STATED GOAL:
Each line from the start of the records below through the line that contains "YAxis, Legend, LabelList" should be printed exactly. Pictures are omitted.

[Stored data entries]
····················

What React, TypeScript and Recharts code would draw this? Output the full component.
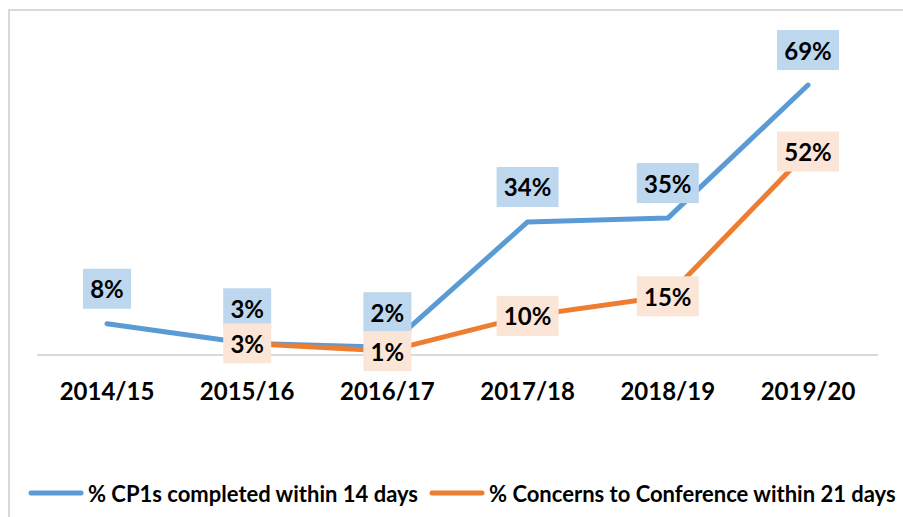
import React from 'react';
import { LineChart, Line, XAxis, YAxis, Legend, LabelList } from 'recharts';

const categories = ['2014/15', '2015/16', '2016/17', '2017/18', '2018/19', '2019/20'];
const cp1Values = [8, 3, 2, 34, 35, 69];
const concernValues: (number | null)[] = [null, 3, 1, 10, 15, 52];
const seriesNames = ['% CP1s completed within 14 days', '% Concerns to Conference within 21 days'];

const BLUE = '#5B9BD5';
const ORANGE = '#ED7D31';
const BLUE_BG = '#BDD7EE';
const ORANGE_BG = '#FBE5D6';
const FONT = 'Lato, "Open Sans", Roboto, sans-serif';

const data = categories.map((c, i) => ({ name: c, cp1: cp1Values[i], concern: concernValues[i] }));

const makeLabel = (bg: string, above: boolean) => (props: any) => {
  const { x, y, value } = props;
  if (value === null || value === undefined) return null;
  const text = `${value}%`;
  const w = 20 + 14 * text.length;
  const h = 40;
  const cy = above ? y - 15 - h / 2 : y;
  return (
    <g>
      <rect x={x - w / 2} y={cy - h / 2} width={w} height={h} fill={bg} />
      <text
        x={x}
        y={cy}
        textAnchor="middle"
        dominantBaseline="central"
        fontFamily={FONT}
        fontWeight={700}
        fontSize={24}
        fill="#000"
      >
        {text}
      </text>
    </g>
  );
};

const LegendContent = () => (
  <div style={{ display: 'flex', alignItems: 'center', height: 30, fontFamily: FONT, fontWeight: 700, fontSize: 22, color: '#000', whiteSpace: 'nowrap' }}>
    <svg width={56} height={8} style={{ marginLeft: 28 }}>
      <line x1={3} y1={4} x2={53} y2={4} stroke={BLUE} strokeWidth={5} strokeLinecap="round" />
    </svg>
    <span style={{ marginLeft: 4 }}>{seriesNames[0]}</span>
    <svg width={56} height={8} style={{ marginLeft: 11 }}>
      <line x1={3} y1={4} x2={53} y2={4} stroke={ORANGE} strokeWidth={5} strokeLinecap="round" />
    </svg>
    <span style={{ marginLeft: 4 }}>{seriesNames[1]}</span>
  </div>
);

export default function App() {
  return (
    <div style={{ position: 'absolute', left: 0, top: 0, width: 903, height: 517, overflow: 'hidden', background: '#fff' }}>
      <div style={{ position: 'absolute', left: 8, top: 9, width: 920, height: 540, border: '2.5px solid #d9d9d9', boxSizing: 'border-box' }} />
      <div style={{ position: 'absolute', left: 0, top: 0 }}>
        <LineChart width={903} height={517} data={data} margin={{ top: 42, right: 25, left: 37, bottom: 72 }}>
          <XAxis
            dataKey="name"
            axisLine={{ stroke: '#d9d9d9', strokeWidth: 2 }}
            tickLine={false}
            tickMargin={22}
            height={60}
            padding={{ left: 70, right: 70 }}
            tick={{ fontFamily: FONT, fontWeight: 700, fontSize: 24, fill: '#000' }}
          />
          <YAxis hide domain={[0, 80]} />
          <Legend
            verticalAlign="bottom"
            content={<LegendContent />}
            wrapperStyle={{ position: 'absolute', top: 478, left: 0, width: 903, height: 30 }}
          />
          <Line
            dataKey="cp1"
            name={seriesNames[0]}
            stroke={BLUE}
            strokeWidth={5}
            strokeLinecap="round"
            strokeLinejoin="round"
            dot={false}
            activeDot={false}
            isAnimationActive={false}
          >
            <LabelList dataKey="cp1" content={makeLabel(BLUE_BG, true)} />
          </Line>
          <Line
            dataKey="concern"
            name={seriesNames[1]}
            stroke={ORANGE}
            strokeWidth={5}
            strokeLinecap="round"
            strokeLinejoin="round"
            dot={false}
            activeDot={false}
            isAnimationActive={false}
          >
            <LabelList dataKey="concern" content={makeLabel(ORANGE_BG, false)} />
          </Line>
        </LineChart>
      </div>
    </div>
  );
}
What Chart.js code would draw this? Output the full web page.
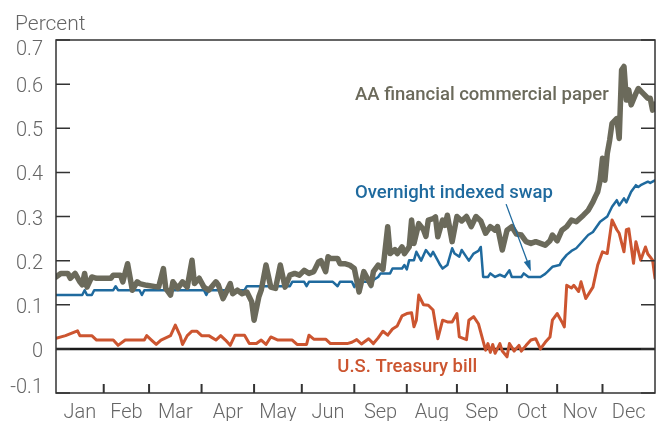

····················

FULL OUTPUT:
What React, TypeScript and Recharts code would draw this? Output the full component.
import React from 'react';
import { LineChart, Line, XAxis, YAxis, Legend, LabelList } from 'recharts';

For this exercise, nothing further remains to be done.